I've embarked on a voyage to build a basic interpreter - this post will dictate some of the things I've learned. Firstly, what is an interpreter? An interpreter processes and executes source code. It's similar to a compiler; what is the difference? A compiler processes the entire source code into machine code then you can execute this machine code. Note that compilers also optimise your code. Difference platforms have different architectures and therefore styles of machine code - this means some code compiled on one computer might not work on another. A interpreter also translates the source code into machine code line by line; it can execute code on any platform. This means code will show an error as soon as it's encountered. It's often slower than compiled languages.
We'll go over some key concepts. Each line of code is made of tokens they are objects with a type and value. For example 3
would be 3, and INTEGER. Breaking down lines of code into tokens is called lexical analysis this is carried out by a lexer. Recognizing a phrase in a steam of tokens is called parsing this is done by a parser. A parser will understand x = 5
means you want to store 5 in a variable called x.
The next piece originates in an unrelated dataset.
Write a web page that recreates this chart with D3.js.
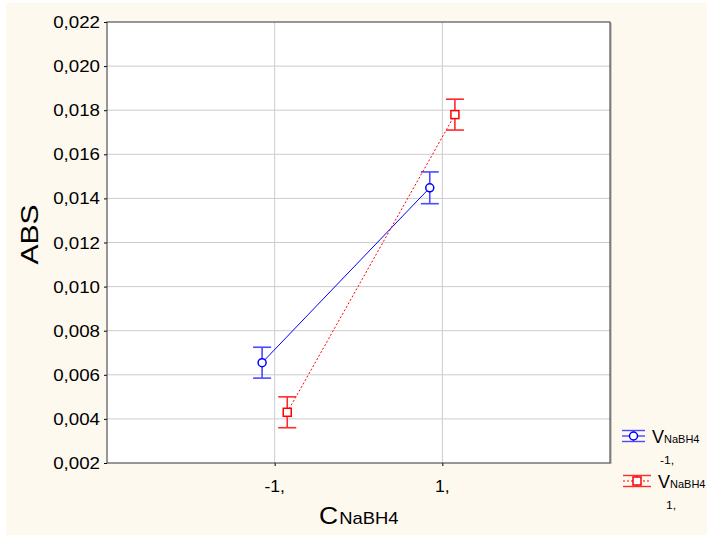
<!DOCTYPE html>
<html>
<head>
<meta charset="utf-8">
<script src="https://cdn.jsdelivr.net/npm/d3@7"></script>
<style>
	body { margin: 0; background: #fff; }
	text { font-family: Arial, 'Liberation Sans', sans-serif; fill: #000; }
</style>
</head>
<body>
<svg id="chart"></svg>
<script>
// x levels of C NaBH4 and their labels
const xLevels = [-1, 1];
const xLabels = ['-1,', '1,'];

// series: V NaBH4 = -1, and V NaBH4 = 1,
const seriesLevels = ['-1,', '1,'];
const blueMeans = [0.00655, 0.01448];
const blueErrors = [0.0007, 0.00072];
const redMeans = [0.0043, 0.0178];
const redErrors = [0.0007, 0.0007];

const yTicks = [0.002, 0.004, 0.006, 0.008, 0.010, 0.012, 0.014, 0.016, 0.018, 0.020, 0.022];

const config = {
	width: 707,
	height: 538,
	plot: { left: 107, top: 22, right: 610, bottom: 463 },
	bg: '#fef9ef',
	grid: '#cccccc',
	blue: '#0000ff',
	blueBar: '#4a4aff',
	red: '#ff0000',
	redBar: '#ff2a2a'
};

// text helper: stretch glyphs horizontally a bit, the source font is wide
function label(g, x, y, str, size, anchor, sx) {
	return g.append('text')
		.attr('transform', `translate(${x},${y}) scale(${sx || 1.18},1)`)
		.attr('text-anchor', anchor || 'start')
		.style('font-size', size + 'px')
		.text(str);
}

const svg = d3.select('#chart')
	.attr('width', config.width)
	.attr('height', config.height);

svg.append('rect')
	.attr('x', 6).attr('y', 3)
	.attr('width', 701).attr('height', 532)
	.attr('fill', config.bg);

const p = config.plot;
const x = d3.scaleLinear().domain([-3, 3]).range([p.left, p.right]);
const y = d3.scaleLinear().domain([0.002, 0.022]).range([p.bottom, p.top]);
const fmt = v => d3.format('.3f')(v).replace('.', ',');

svg.append('rect')
	.attr('x', p.left).attr('y', p.top)
	.attr('width', p.right - p.left).attr('height', p.bottom - p.top)
	.attr('fill', '#fff');

// grid
svg.append('g')
	.selectAll('line')
	.data(yTicks.slice(1, -1))
	.enter()
	.append('line')
	.attr('x1', p.left).attr('x2', p.right)
	.attr('y1', d => y(d)).attr('y2', d => y(d))
	.style('stroke', config.grid);

svg.append('g')
	.selectAll('line')
	.data(xLevels)
	.enter()
	.append('line')
	.attr('x1', d => x(d)).attr('x2', d => x(d))
	.attr('y1', p.top).attr('y2', p.bottom)
	.style('stroke', config.grid);

// axes
const yAxis = svg.append('g')
	.attr('transform', `translate(${p.left},0)`)
	.call(d3.axisLeft(y).tickValues(yTicks).tickSize(3).tickFormat(''));
const xAxis = svg.append('g')
	.attr('transform', `translate(0,${p.bottom})`)
	.call(d3.axisBottom(x).tickValues(xLevels).tickSize(3).tickFormat(''));
[yAxis, xAxis].forEach(a => {
	a.select('.domain').remove();
	a.selectAll('line').style('stroke', '#000');
});

// frame with a little shadow on the right
svg.append('line')
	.attr('x1', p.right + 1).attr('x2', p.right + 1)
	.attr('y1', p.top + 1).attr('y2', p.bottom + 1)
	.style('stroke', '#999');
svg.append('rect')
	.attr('x', p.left).attr('y', p.top)
	.attr('width', p.right - p.left).attr('height', p.bottom - p.top)
	.attr('fill', 'none')
	.style('stroke', '#333');

const tickLabels = svg.append('g');
yTicks.forEach(t => label(tickLabels, p.left - 7, y(t) + 6, fmt(t), 16, 'end', 1.17));
xLevels.forEach((t, i) => label(tickLabels, x(t), 492, xLabels[i], 16, 'middle', 1.1));

// titles
svg.append('text')
	.attr('transform', `translate(38,${(p.top + p.bottom) / 2 - 8}) rotate(-90) scale(1.25,1)`)
	.attr('text-anchor', 'middle')
	.style('font-size', '24px')
	.text('ABS');

const xt = svg.append('text')
	.attr('transform', `translate(319,524) scale(1.15,1)`)
	.style('font-size', '23px');
xt.append('tspan').text('C');
xt.append('tspan').style('font-size', '16px').attr('dx', 1).text('NaBH4');

// series
const series = [
	{ means: blueMeans, errors: blueErrors, off: -0.15, color: config.blue, bar: config.blueBar, dash: null, shape: 'circle' },
	{ means: redMeans, errors: redErrors, off: 0.15, color: config.red, bar: config.redBar, dash: '2,2', shape: 'square' }
];

function drawMarker(g, shape, cx, cy, color) {
	if (shape === 'circle') {
		g.append('circle').attr('cx', cx).attr('cy', cy).attr('r', 4)
			.attr('fill', '#fff').style('stroke', color).style('stroke-width', 1.5);
	} else {
		g.append('rect').attr('x', cx - 4).attr('y', cy - 4).attr('width', 8).attr('height', 8)
			.attr('fill', '#fff').style('stroke', color).style('stroke-width', 1.5);
	}
}

series.forEach(s => {
	const pts = xLevels.map((lv, i) => ({ x: lv + s.off, m: s.means[i], e: s.errors[i] }));
	const g = svg.append('g');

	g.append('path')
		.datum(pts)
		.attr('d', d3.line().x(d => x(d.x)).y(d => y(d.m)))
		.attr('fill', 'none')
		.style('stroke', s.color)
		.style('stroke-width', 1)
		.style('stroke-dasharray', s.dash);

	pts.forEach(d => {
		const cx = x(d.x);
		const bar = g.append('g').style('stroke', s.bar).style('stroke-width', 1.6);
		bar.append('line').attr('x1', cx).attr('x2', cx).attr('y1', y(d.m + d.e)).attr('y2', y(d.m - d.e));
		[d.m + d.e, d.m - d.e].forEach(v => {
			bar.append('line').attr('x1', cx - 9).attr('x2', cx + 9).attr('y1', y(v)).attr('y2', y(v));
		});
		drawMarker(g, s.shape, cx, y(d.m), s.color);
	});
});

// legend
const legendRows = [
	{ y: 436, x0: 622, w: 23, tx: 652, color: config.blue, bar: config.blueBar, dash: null, shape: 'circle', lvl: seriesLevels[0] },
	{ y: 481, x0: 623, w: 28, tx: 658, color: config.red, bar: config.redBar, dash: '2,2', shape: 'square', lvl: seriesLevels[1] }
];
legendRows.forEach(r => {
	const g = svg.append('g');
	const cx = r.x0 + r.w / 2;
	g.append('line').attr('x1', r.x0).attr('x2', r.x0 + r.w).attr('y1', r.y).attr('y2', r.y)
		.style('stroke', r.color).style('stroke-dasharray', r.dash);
	[r.y - 5.5, r.y + 5.5].forEach(v => {
		g.append('line').attr('x1', r.x0).attr('x2', r.x0 + r.w).attr('y1', v).attr('y2', v)
			.style('stroke', r.bar).style('stroke-width', 1.4);
	});
	g.append('line').attr('x1', cx).attr('x2', cx).attr('y1', r.y - 5.5).attr('y2', r.y + 5.5)
		.style('stroke', r.bar).style('stroke-width', 1.4);
	drawMarker(g, r.shape, cx, r.y, r.color);

	const t = g.append('text')
		.attr('transform', `translate(${r.tx},${r.y + 7})`)
		.style('font-size', '18px');
	t.append('tspan').text('V');
	t.append('tspan').style('font-size', '11px').text('NaBH4');
	label(g, r.tx + 8, r.y + 28, r.lvl, 11, 'start', 1.1);
});
</script>
</body>
</html>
All languages need a grammar. A grammar is like a language to describe a language! A context free grammar is a set of recursive productions to generate strings. These grammars are concise, and serve as a starting point to make a programming language. Grammars are made of many rules or productions. Each production is made of a head and body they look like this num: INTEGER
- head is num
and body is INTEGER
. A terminal is a string that appears in strings generated by grammar. Non-terminals are placeholders for terminals. In the example above num
is non-terminal, and INTEGER
is terminal. The start symbol of a grammar is the non-terminal symbol of the first rule.